What to do -> Below are the records; extract from them the line containing "Generate a LaTeX" to the line containing "(0,0) rectangle (784,455);", both lines included, exactly and with no pictures.

Items listed in a dataset
- - - - - - -
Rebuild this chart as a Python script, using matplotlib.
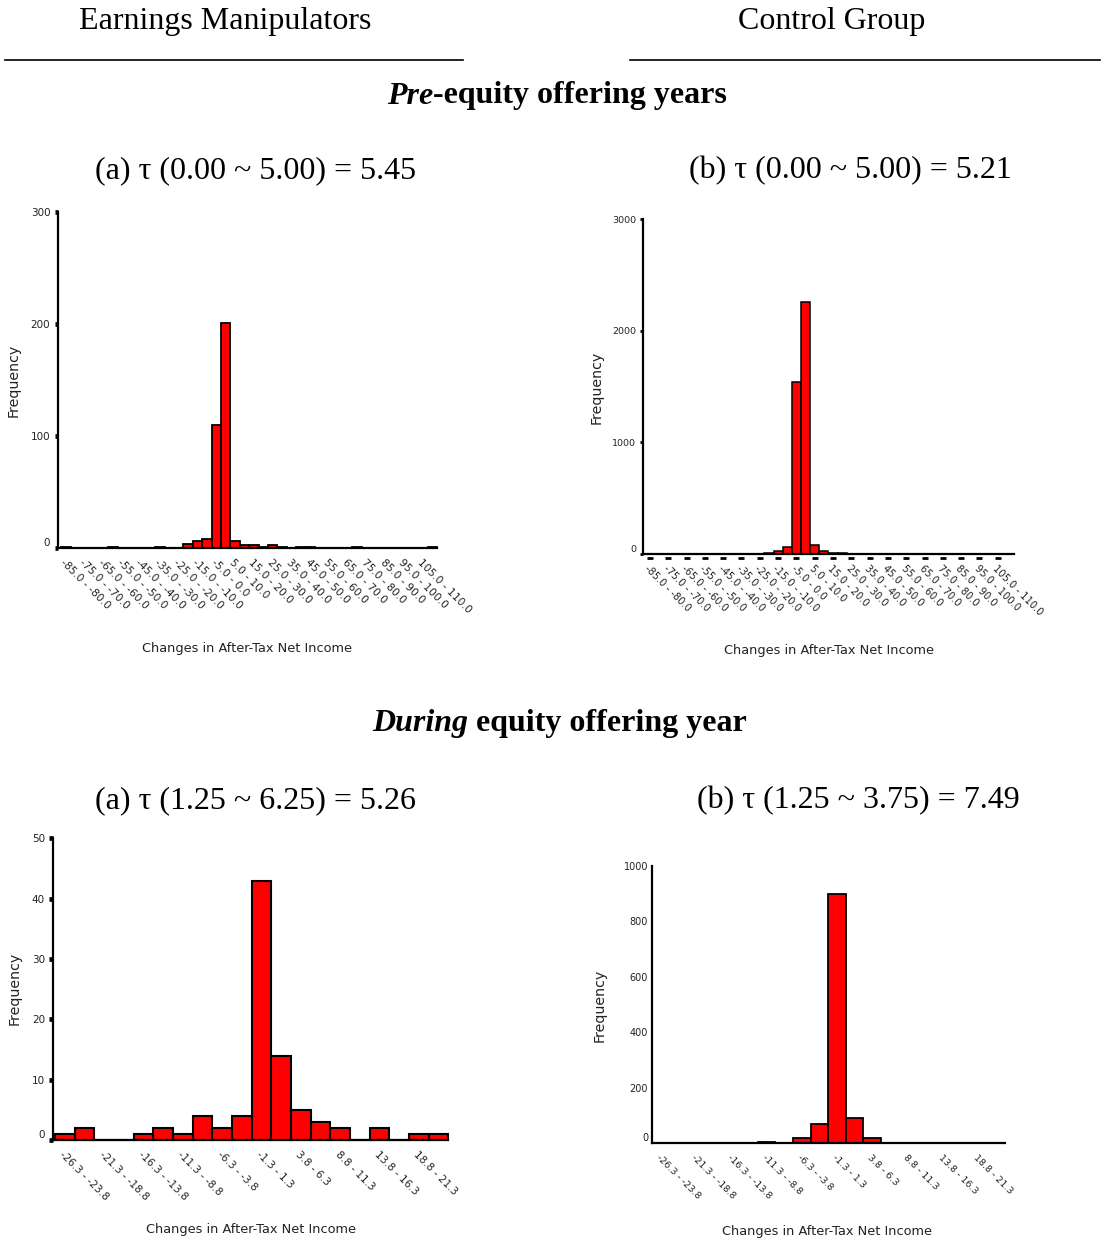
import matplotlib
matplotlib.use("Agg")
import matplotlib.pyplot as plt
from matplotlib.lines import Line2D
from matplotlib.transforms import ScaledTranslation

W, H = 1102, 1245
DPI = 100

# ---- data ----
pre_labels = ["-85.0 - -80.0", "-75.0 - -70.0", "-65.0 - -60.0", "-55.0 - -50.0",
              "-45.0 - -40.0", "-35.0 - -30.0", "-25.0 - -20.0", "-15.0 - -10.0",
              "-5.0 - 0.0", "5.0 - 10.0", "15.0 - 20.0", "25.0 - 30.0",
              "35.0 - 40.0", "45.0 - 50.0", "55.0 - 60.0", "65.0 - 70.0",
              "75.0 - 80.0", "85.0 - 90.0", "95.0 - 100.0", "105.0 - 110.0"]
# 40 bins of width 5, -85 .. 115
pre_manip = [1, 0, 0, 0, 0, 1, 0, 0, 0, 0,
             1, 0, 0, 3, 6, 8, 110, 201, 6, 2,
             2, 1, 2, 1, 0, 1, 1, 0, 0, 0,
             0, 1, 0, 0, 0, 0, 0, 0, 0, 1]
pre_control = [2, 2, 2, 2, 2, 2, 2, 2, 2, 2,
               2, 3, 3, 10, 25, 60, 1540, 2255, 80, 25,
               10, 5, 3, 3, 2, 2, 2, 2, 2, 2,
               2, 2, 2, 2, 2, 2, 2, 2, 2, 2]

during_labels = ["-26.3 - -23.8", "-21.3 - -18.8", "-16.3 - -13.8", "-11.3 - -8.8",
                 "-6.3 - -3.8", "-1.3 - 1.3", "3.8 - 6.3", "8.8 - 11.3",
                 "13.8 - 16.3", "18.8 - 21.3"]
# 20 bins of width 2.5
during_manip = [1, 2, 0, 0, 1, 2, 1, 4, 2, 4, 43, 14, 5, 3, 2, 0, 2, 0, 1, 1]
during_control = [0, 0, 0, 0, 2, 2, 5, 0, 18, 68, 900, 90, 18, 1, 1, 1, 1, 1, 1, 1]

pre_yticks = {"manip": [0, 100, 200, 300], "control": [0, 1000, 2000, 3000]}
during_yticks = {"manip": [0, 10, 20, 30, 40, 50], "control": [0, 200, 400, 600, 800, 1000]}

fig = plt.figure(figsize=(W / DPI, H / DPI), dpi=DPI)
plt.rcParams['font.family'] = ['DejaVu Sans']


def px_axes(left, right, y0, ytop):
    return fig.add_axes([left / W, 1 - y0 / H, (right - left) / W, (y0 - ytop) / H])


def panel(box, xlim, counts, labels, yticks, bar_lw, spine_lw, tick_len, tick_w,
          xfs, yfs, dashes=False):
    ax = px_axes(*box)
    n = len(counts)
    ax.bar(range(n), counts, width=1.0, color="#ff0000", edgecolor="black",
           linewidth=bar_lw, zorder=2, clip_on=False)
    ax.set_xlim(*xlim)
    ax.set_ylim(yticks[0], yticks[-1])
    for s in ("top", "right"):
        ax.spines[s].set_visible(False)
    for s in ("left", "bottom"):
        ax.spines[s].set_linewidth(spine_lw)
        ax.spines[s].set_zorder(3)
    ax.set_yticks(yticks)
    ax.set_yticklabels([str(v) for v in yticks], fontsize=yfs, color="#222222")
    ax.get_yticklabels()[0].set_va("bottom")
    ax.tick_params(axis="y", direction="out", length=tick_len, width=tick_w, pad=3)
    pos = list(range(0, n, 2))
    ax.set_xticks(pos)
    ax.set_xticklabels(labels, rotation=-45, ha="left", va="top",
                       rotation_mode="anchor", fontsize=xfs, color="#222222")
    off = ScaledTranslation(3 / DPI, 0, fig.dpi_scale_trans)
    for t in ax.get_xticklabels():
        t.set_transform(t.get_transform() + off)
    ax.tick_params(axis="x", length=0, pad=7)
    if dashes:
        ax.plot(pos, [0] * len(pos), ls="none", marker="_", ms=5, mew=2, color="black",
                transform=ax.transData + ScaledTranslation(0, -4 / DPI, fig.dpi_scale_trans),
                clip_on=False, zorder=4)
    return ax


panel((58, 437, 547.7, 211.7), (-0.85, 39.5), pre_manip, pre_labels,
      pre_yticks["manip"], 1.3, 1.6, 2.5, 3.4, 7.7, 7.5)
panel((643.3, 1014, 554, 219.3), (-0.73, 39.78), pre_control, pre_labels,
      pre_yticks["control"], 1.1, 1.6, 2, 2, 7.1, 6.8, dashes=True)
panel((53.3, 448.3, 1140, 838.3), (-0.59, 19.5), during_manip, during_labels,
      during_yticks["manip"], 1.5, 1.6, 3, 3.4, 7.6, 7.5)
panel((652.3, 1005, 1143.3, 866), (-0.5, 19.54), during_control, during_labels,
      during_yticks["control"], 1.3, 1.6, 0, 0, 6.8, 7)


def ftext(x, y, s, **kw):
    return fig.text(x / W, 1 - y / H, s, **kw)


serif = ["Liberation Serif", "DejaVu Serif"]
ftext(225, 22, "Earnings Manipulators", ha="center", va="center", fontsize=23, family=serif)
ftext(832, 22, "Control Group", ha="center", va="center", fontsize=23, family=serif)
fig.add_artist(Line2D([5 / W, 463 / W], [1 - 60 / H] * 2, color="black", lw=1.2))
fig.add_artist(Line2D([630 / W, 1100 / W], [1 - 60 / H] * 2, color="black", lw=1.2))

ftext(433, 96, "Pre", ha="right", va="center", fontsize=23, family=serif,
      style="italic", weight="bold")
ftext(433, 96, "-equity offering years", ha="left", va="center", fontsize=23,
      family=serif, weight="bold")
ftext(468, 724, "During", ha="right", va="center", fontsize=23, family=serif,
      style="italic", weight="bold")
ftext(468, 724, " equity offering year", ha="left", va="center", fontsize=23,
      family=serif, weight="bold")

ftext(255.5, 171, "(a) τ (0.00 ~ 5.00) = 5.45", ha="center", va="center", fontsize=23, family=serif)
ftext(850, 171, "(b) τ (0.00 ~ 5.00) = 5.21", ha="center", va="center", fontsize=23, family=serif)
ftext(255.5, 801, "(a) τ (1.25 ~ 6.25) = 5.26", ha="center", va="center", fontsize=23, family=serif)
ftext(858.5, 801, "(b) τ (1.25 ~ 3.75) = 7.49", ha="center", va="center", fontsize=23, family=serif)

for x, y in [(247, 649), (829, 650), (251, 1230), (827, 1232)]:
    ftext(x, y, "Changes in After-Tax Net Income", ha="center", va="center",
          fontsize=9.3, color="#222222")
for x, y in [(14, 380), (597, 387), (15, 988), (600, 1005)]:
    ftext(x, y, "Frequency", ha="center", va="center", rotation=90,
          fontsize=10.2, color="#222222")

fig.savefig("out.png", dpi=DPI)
- - - - - - -
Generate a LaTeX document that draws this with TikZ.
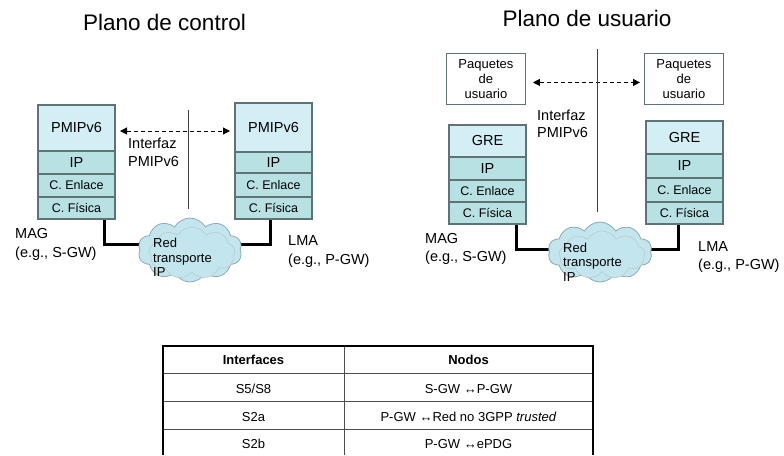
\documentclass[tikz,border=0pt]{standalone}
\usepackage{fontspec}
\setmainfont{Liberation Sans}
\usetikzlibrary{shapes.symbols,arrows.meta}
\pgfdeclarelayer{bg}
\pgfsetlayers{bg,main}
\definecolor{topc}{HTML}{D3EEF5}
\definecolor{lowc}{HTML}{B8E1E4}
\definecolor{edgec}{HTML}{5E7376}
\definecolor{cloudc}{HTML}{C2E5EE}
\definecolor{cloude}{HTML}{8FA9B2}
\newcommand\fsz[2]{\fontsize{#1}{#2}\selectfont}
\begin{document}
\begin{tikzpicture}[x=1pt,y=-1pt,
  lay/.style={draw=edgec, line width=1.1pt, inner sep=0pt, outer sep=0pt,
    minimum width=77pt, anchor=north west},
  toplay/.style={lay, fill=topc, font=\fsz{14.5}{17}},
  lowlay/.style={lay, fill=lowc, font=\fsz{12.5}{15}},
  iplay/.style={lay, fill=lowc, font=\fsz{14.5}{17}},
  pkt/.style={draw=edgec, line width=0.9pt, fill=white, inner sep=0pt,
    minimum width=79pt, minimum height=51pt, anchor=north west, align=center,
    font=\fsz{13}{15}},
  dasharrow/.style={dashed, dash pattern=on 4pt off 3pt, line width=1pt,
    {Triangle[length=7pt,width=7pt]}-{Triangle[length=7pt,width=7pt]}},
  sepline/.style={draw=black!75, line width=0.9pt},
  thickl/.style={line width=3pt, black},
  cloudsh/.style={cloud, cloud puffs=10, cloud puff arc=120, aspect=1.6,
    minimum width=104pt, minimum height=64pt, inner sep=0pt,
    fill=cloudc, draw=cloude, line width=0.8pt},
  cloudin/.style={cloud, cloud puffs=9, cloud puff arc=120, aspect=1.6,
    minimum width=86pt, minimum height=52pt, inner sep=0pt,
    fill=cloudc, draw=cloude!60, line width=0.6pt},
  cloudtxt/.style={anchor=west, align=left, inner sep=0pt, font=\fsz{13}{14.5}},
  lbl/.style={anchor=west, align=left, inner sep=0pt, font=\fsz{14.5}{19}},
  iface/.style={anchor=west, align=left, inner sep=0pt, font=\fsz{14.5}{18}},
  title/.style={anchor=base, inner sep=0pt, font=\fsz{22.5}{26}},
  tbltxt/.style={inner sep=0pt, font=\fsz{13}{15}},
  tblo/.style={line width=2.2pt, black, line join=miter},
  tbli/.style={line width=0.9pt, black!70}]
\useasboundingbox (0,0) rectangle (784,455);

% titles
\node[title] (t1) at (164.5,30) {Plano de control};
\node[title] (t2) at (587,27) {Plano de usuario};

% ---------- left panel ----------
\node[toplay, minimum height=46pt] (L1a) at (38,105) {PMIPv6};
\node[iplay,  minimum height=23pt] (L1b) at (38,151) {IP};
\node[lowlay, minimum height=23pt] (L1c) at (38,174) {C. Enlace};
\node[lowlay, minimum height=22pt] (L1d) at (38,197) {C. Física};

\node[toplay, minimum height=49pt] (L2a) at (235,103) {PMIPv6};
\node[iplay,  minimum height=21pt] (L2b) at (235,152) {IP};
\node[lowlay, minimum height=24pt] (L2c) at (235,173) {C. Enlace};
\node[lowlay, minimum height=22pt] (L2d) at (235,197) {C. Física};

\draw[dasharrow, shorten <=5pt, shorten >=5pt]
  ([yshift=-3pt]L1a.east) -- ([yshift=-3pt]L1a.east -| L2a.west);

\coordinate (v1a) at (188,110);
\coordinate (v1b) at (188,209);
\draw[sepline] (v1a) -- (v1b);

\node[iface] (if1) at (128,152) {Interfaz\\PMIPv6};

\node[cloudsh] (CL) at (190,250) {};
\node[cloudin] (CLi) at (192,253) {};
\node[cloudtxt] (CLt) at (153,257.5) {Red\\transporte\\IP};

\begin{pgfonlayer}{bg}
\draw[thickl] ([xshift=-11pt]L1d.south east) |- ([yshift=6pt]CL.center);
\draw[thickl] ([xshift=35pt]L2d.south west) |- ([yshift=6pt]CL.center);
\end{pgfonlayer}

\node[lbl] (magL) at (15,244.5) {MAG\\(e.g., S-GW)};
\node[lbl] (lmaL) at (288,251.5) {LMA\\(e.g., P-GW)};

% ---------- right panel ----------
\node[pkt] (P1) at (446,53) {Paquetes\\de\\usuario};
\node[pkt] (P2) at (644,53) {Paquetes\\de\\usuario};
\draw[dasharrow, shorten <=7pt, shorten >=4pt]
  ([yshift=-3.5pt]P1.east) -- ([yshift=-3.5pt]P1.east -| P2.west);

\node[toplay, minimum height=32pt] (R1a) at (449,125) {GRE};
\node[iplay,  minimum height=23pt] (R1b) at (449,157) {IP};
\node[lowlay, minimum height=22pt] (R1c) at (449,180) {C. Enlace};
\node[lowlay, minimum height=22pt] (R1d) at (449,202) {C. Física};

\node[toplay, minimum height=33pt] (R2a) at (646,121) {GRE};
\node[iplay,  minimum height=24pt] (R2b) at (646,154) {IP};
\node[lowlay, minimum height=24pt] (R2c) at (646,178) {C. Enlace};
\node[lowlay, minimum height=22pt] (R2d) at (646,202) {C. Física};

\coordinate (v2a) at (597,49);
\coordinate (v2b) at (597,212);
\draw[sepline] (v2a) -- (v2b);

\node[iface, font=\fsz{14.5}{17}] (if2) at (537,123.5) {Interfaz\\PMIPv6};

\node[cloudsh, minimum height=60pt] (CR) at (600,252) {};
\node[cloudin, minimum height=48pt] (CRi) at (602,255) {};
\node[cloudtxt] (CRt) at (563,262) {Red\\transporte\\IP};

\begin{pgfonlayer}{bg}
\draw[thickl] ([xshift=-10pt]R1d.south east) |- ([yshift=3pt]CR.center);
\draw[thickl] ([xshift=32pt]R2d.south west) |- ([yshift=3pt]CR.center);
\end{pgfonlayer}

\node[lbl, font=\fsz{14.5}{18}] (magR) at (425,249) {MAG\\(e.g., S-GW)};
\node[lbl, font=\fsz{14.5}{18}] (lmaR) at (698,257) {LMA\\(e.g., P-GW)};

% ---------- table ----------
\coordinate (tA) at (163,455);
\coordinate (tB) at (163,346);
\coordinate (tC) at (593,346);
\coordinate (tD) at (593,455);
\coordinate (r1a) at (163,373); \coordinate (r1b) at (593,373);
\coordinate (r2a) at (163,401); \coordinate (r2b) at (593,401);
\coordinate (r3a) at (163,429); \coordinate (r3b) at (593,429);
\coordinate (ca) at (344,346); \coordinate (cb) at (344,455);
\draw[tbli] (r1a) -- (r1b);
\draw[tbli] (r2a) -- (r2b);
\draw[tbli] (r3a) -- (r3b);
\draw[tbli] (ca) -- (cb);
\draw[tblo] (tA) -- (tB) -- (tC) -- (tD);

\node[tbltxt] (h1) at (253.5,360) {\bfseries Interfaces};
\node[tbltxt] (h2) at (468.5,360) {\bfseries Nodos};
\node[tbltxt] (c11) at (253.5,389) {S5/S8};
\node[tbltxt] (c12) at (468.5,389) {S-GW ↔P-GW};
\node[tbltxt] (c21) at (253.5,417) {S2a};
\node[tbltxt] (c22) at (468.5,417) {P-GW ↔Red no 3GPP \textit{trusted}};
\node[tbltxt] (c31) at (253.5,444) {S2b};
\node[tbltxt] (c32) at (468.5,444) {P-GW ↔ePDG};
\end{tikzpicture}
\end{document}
- - - - - - -
Complete response ->
Generate a LaTeX document that draws this with TikZ.
\documentclass[tikz,border=0pt]{standalone}
\usepackage{fontspec}
\setmainfont{Liberation Sans}
\usetikzlibrary{shapes.symbols,arrows.meta}
\pgfdeclarelayer{bg}
\pgfsetlayers{bg,main}
\definecolor{topc}{HTML}{D3EEF5}
\definecolor{lowc}{HTML}{B8E1E4}
\definecolor{edgec}{HTML}{5E7376}
\definecolor{cloudc}{HTML}{C2E5EE}
\definecolor{cloude}{HTML}{8FA9B2}
\newcommand\fsz[2]{\fontsize{#1}{#2}\selectfont}
\begin{document}
\begin{tikzpicture}[x=1pt,y=-1pt,
  lay/.style={draw=edgec, line width=1.1pt, inner sep=0pt, outer sep=0pt,
    minimum width=77pt, anchor=north west},
  toplay/.style={lay, fill=topc, font=\fsz{14.5}{17}},
  lowlay/.style={lay, fill=lowc, font=\fsz{12.5}{15}},
  iplay/.style={lay, fill=lowc, font=\fsz{14.5}{17}},
  pkt/.style={draw=edgec, line width=0.9pt, fill=white, inner sep=0pt,
    minimum width=79pt, minimum height=51pt, anchor=north west, align=center,
    font=\fsz{13}{15}},
  dasharrow/.style={dashed, dash pattern=on 4pt off 3pt, line width=1pt,
    {Triangle[length=7pt,width=7pt]}-{Triangle[length=7pt,width=7pt]}},
  sepline/.style={draw=black!75, line width=0.9pt},
  thickl/.style={line width=3pt, black},
  cloudsh/.style={cloud, cloud puffs=10, cloud puff arc=120, aspect=1.6,
    minimum width=104pt, minimum height=64pt, inner sep=0pt,
    fill=cloudc, draw=cloude, line width=0.8pt},
  cloudin/.style={cloud, cloud puffs=9, cloud puff arc=120, aspect=1.6,
    minimum width=86pt, minimum height=52pt, inner sep=0pt,
    fill=cloudc, draw=cloude!60, line width=0.6pt},
  cloudtxt/.style={anchor=west, align=left, inner sep=0pt, font=\fsz{13}{14.5}},
  lbl/.style={anchor=west, align=left, inner sep=0pt, font=\fsz{14.5}{19}},
  iface/.style={anchor=west, align=left, inner sep=0pt, font=\fsz{14.5}{18}},
  title/.style={anchor=base, inner sep=0pt, font=\fsz{22.5}{26}},
  tbltxt/.style={inner sep=0pt, font=\fsz{13}{15}},
  tblo/.style={line width=2.2pt, black, line join=miter},
  tbli/.style={line width=0.9pt, black!70}]
\useasboundingbox (0,0) rectangle (784,455);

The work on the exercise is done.